Especialistas e parlamentares criticaram, nesta quinta-feira, 13, na Câmara dos Deputados o projeto de lei 84/99, que define condutas criminosas na internet. Eles consideram que a proposta pode restringir a liberdade dos usuários das redes digitais. Participantes da audiência pública das comissões de Ciência e Tecnologia, Comunicação e Informática e de Segurança Pública e Combate ao Crime Organizado ressaltaram que a redação da proposta, já aprovada pelo Senado, vai dar margem a uma interpretação da lei que proibirá condutas corriqueiras dos internautas como, por exemplo, a transferência de músicas de um CD para o Ipod, somente para uso pessoal.
O projeto define crimes como o roubo de senha pessoal, a difusão de vírus e o acesso não-autorizado a qualquer tipo de informação por meio da internet. O professor Sérgio Amadeu da Silveira, da Faculdade Cásper Líbero, disse que os termos gerais e amplos do projeto vão acabar com as redes abertas, como é o caso de conexões sem fio abertas e até mesmo as chamadas cidades digitais. "Ele cria uma série de dispositivos que bloqueiam as redes abertas, criminaliza condutas que são corriqueiras na internet e remete a regulamentos obscuros. Não se sabe o que vai acontecer." O professor acrescenta que o projeto cria insegurança jurídica e dificulta a manutenção de projetos de inclusão digital em curso.
Para o deputado Paulo Teixeira (PT-SP), três aspectos são inadmissíveis no projeto: a violação dos dispositivos de segurança; o alto controle sobre a internet; e os dispositivos penais como estão redigidos. O deputado destacou que esses pontos precisam de ajustes. "O projeto pretende diminuir a utilização da rede e aumentar os controles, mas acaba fazendo com que a internet, que é o lugar da democracia, seja restringida por alguns mecanismos."
Na opinião do professor de Direito Penal da Fundação Getúlio Vargas Thiago Bottino, a redação dos artigos que prevêem a tipificação dos crimes cibernéticos está muito ampla e geral. "Inclui comportamentos que não são o objetivo da lei, porque não constituem crimes." Ele também considera que pode gerar insegurança jurídica, "pois prevê uma série de condutas que não poderão ser punidas, simplesmente porque o Estado não terá condições de fiscalizar e prender todas as pessoas incluídas". Para o professor, é preciso especificar exatamente o que será considerado crime.
Na redação dos artigos, é incluído, por exemplo, o acesso a dispositivos de comunicação sem autorização. Ele deu como exemplo o caso de um menino que usasse a senha de acesso do pai para utilizar o telefone celular dele e ligar para a mãe. Conforme a redação atual do projeto, isso poderia ser considerado crime, pois o texto é muito amplo e permite essa interpretação.

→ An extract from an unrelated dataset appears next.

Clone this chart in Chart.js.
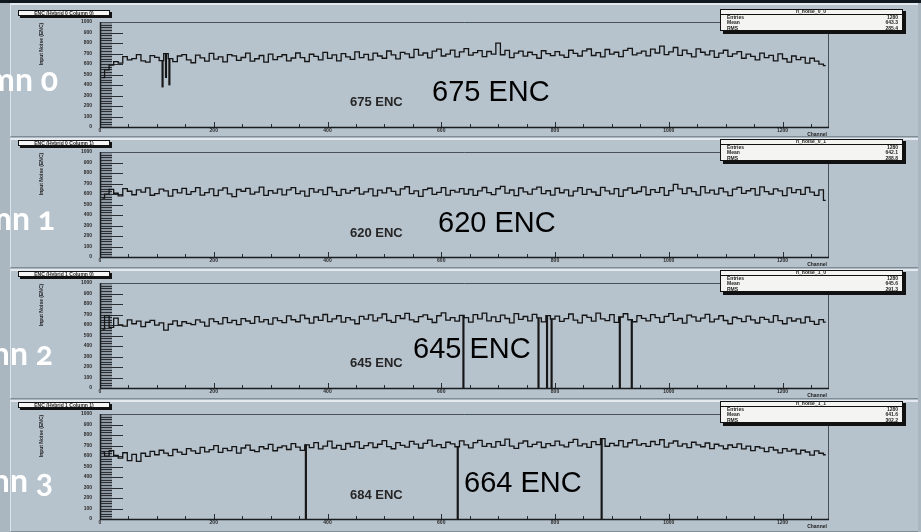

Eficácia contra criminosos
O professor Sérgio Amadeu ressaltou ainda que muitas medidas previstas no projeto não serão eficazes contra os criminosos, pois concorda que os artigos foram redigidos de forma ampla demais.
Já o delegado da unidade de repressão aos crimes cibernéticos da Polícia Federal, Carlos Eduardo Sobral, defende a rápida aprovação de uma proposta que estabeleça punições para crimes cibernéticos. Ele identifica dois desafios para o Legislativo: a manutenção da liberdade na internet com a simultânea punição para as condutas criminosas; e a garantia de maior velocidade de acesso da Polícia aos dados essenciais para investigação de crimes.
Sobral explicou que essas medidas são essenciais porque quanto mais rápido e quanto menos informações precisam para chegar ao criminoso, mais preservada estará a intimidade e a privacidade das pessoas. "Por isso, gostaríamos de ter a origem da comunicação, porque encontrando o possível local do criminoso com as diligências de campo, nós não precisaríamos avançar com outras medidas, como a vigilância e as interceptações telemáticas e telefônicas."
Segundo o delegado, a exigência de autorização judicial para que a Polícia peça aos provedores a manutenção de dados atrasa ainda mais o trabalho policial.
De autoria do ex-deputado Luiz Piauhylino, o PL 84/99 foi aprovado pela Câmara e enviado ao Senado, que o aprovou na forma de substitutivo do senador Eduardo Azeredo (PSDB-MG) e o devolveu à Câmara. Agora o projeto está sendo analisado pelas comissões de Ciência e Tecnologia, Comunicação e Informática; de Segurança Pública e Combate ao Crime Organizado; e de Constituição e Justiça e de Cidadania. Mas o PL pode ser votado pelo plenário a qualquer momento, pois tramita em regime de urgência. Como veio do Senado, o projeto não pode ser modificado. Os deputados podem apenas aceitar ou rejeitar o que foi incluído na proposta pelos senadores. As informações são da Agência Câmara.